*Exercise task*: Out of all the lines below, count those with the word "matplotlib". Give the number only.

•••

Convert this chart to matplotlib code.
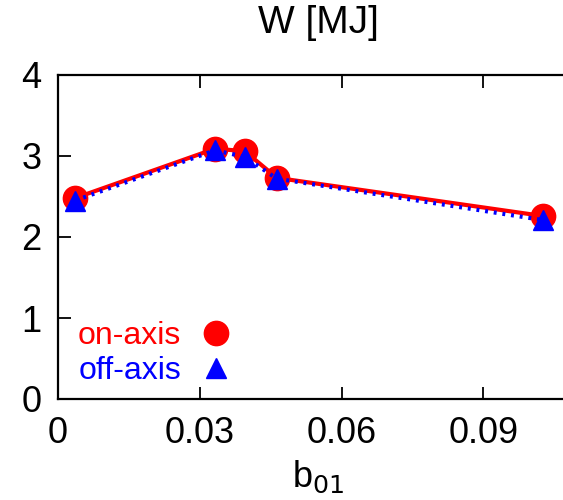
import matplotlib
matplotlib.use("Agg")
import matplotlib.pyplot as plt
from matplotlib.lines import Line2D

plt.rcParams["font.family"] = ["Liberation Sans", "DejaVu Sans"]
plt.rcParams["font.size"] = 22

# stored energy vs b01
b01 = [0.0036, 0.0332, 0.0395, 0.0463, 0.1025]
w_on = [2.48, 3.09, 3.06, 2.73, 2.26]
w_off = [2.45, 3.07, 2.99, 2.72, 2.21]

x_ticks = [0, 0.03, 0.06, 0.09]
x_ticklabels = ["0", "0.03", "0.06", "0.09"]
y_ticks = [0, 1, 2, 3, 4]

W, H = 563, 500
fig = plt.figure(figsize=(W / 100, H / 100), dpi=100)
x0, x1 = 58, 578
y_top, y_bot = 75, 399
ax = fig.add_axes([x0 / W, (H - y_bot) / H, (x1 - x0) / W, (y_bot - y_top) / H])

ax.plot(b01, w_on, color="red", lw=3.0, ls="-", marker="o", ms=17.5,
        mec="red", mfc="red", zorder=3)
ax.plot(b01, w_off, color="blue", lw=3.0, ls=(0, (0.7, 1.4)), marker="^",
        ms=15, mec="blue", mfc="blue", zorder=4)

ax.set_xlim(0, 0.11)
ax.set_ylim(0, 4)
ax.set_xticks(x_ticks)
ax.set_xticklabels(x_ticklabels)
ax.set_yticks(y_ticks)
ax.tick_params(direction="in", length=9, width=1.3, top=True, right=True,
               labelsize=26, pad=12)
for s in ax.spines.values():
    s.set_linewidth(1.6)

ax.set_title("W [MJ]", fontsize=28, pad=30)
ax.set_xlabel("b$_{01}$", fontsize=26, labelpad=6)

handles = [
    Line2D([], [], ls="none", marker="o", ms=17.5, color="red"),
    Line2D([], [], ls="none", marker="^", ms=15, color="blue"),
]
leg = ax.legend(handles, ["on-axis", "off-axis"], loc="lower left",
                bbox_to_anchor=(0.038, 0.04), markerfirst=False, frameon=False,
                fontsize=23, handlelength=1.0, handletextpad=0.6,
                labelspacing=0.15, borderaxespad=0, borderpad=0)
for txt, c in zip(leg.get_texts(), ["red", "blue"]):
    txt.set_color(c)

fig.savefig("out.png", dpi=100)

•••

*Exercise output*: 5